### Given data
## START
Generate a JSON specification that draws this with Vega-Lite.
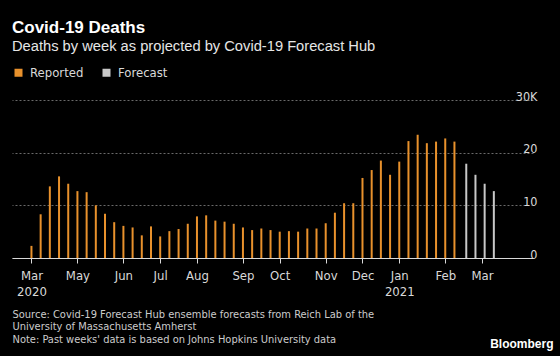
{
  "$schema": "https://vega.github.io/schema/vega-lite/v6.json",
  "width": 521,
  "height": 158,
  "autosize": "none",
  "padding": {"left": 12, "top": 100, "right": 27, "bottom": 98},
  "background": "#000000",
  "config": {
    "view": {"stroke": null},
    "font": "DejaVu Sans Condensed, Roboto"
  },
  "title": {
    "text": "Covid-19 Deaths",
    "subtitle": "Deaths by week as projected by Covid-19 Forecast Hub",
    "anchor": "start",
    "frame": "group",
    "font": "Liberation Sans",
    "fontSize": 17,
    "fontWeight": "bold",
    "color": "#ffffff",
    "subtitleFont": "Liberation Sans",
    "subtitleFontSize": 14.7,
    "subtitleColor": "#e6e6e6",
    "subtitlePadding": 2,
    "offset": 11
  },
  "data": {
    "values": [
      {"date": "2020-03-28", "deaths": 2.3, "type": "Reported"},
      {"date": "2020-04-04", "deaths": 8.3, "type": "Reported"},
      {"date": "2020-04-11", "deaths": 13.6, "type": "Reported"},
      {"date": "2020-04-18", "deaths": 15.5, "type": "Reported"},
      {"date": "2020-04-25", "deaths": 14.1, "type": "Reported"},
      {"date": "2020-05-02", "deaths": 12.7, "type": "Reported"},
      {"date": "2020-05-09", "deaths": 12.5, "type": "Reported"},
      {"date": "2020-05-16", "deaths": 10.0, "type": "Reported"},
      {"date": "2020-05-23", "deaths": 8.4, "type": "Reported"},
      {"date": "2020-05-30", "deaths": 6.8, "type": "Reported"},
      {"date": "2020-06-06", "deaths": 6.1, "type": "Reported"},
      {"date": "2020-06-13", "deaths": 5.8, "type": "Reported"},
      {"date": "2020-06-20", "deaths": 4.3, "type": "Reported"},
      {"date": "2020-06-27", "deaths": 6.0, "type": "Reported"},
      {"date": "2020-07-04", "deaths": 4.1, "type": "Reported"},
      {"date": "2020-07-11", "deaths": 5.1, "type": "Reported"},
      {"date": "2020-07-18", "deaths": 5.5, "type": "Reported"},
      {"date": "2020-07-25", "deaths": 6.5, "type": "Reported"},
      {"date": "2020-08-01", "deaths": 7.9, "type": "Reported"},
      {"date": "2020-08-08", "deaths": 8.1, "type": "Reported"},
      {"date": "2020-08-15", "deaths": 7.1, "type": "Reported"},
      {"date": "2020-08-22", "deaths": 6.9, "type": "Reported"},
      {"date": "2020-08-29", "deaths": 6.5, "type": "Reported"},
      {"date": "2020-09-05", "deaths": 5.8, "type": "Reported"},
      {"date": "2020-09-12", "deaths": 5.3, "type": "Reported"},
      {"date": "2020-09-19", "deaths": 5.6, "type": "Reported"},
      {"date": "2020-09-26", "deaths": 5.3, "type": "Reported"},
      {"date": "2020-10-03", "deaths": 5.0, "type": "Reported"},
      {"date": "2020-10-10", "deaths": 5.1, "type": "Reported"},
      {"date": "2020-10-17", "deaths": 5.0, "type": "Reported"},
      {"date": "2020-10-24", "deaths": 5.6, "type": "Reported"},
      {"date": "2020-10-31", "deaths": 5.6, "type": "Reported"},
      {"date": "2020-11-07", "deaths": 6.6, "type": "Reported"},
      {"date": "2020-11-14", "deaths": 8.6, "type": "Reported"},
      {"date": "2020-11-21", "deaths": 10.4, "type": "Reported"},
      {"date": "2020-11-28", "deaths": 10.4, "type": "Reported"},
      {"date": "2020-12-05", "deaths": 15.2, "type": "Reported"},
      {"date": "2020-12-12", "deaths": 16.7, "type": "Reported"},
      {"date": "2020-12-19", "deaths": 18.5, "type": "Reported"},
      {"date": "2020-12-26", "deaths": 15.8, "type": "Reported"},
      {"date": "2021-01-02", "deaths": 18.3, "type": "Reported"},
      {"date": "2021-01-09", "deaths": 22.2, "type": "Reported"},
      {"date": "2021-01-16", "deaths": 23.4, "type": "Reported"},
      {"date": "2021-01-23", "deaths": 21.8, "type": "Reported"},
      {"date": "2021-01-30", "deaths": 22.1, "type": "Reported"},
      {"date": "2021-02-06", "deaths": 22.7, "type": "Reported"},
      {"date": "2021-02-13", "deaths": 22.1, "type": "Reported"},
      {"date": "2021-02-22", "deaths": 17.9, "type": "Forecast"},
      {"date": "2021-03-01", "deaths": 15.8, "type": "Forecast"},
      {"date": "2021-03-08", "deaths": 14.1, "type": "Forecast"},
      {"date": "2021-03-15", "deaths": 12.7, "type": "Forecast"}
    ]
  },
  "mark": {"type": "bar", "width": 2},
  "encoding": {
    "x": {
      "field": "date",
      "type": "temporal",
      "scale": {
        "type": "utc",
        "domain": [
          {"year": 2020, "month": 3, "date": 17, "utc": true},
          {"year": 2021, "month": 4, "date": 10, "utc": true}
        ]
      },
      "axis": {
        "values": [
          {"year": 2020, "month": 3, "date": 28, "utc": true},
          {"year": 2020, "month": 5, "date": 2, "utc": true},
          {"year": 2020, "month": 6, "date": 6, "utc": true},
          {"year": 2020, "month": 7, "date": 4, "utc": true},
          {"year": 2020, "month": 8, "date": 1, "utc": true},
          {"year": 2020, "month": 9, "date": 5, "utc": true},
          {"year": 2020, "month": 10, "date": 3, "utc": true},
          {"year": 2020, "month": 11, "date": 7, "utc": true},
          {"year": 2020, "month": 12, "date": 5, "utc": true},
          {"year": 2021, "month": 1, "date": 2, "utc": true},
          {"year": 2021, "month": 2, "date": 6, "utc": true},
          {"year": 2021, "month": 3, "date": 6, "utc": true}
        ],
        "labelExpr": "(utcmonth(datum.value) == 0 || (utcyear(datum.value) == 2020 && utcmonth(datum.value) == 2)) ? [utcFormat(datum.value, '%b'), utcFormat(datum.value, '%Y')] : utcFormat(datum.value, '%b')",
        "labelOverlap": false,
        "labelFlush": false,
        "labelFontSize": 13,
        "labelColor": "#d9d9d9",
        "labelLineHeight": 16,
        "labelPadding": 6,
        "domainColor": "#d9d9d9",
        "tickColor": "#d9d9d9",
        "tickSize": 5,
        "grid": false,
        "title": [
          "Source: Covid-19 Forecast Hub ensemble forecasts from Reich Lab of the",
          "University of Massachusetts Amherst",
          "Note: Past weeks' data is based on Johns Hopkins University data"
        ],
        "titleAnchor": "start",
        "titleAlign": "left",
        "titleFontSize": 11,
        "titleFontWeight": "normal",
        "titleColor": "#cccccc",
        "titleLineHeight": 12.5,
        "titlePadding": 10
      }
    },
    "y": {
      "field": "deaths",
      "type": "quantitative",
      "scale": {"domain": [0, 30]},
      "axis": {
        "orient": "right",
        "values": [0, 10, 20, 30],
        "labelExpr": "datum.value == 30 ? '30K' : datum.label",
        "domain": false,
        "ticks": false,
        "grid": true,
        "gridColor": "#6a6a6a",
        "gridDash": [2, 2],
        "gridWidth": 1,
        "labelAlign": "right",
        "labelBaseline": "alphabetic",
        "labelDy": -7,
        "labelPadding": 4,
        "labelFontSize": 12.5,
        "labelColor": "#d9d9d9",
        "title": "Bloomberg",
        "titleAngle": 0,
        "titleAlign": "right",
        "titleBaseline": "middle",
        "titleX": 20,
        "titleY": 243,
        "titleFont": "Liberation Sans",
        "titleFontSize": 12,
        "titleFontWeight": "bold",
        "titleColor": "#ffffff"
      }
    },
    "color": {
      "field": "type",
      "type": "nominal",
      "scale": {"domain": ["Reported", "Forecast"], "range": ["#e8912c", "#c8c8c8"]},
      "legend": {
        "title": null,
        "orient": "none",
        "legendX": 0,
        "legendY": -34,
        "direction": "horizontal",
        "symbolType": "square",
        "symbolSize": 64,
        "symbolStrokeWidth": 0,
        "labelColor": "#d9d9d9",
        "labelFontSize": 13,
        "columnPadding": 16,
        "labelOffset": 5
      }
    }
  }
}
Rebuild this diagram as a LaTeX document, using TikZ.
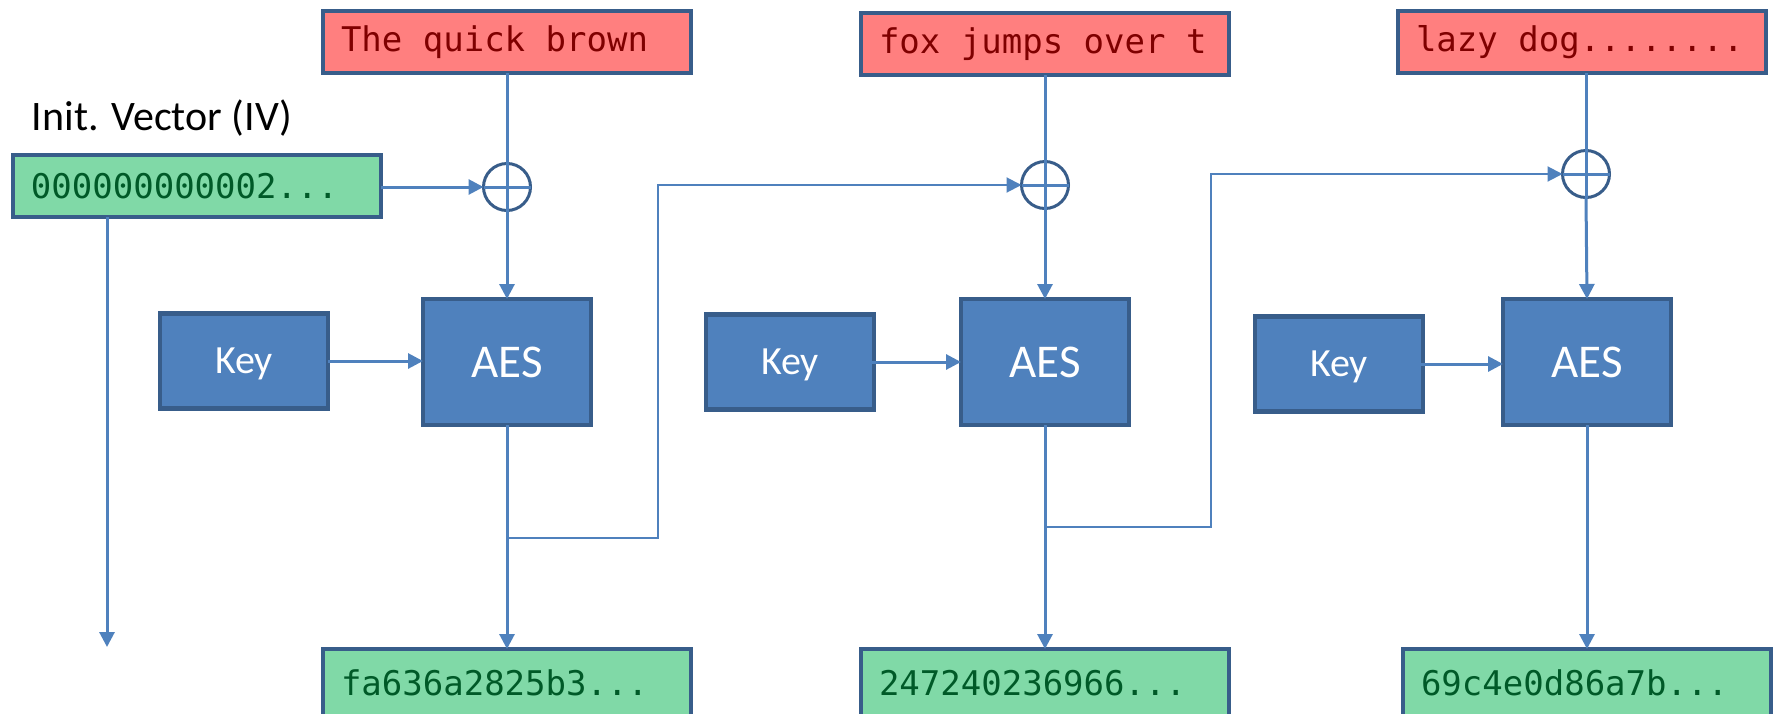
## END
### Exercise aim
Look through the data above. Each line containing the word "this" needs to be copied.

### Finished exercise
Generate a JSON specification that draws this with Vega-Lite.
Rebuild this diagram as a LaTeX document, using TikZ.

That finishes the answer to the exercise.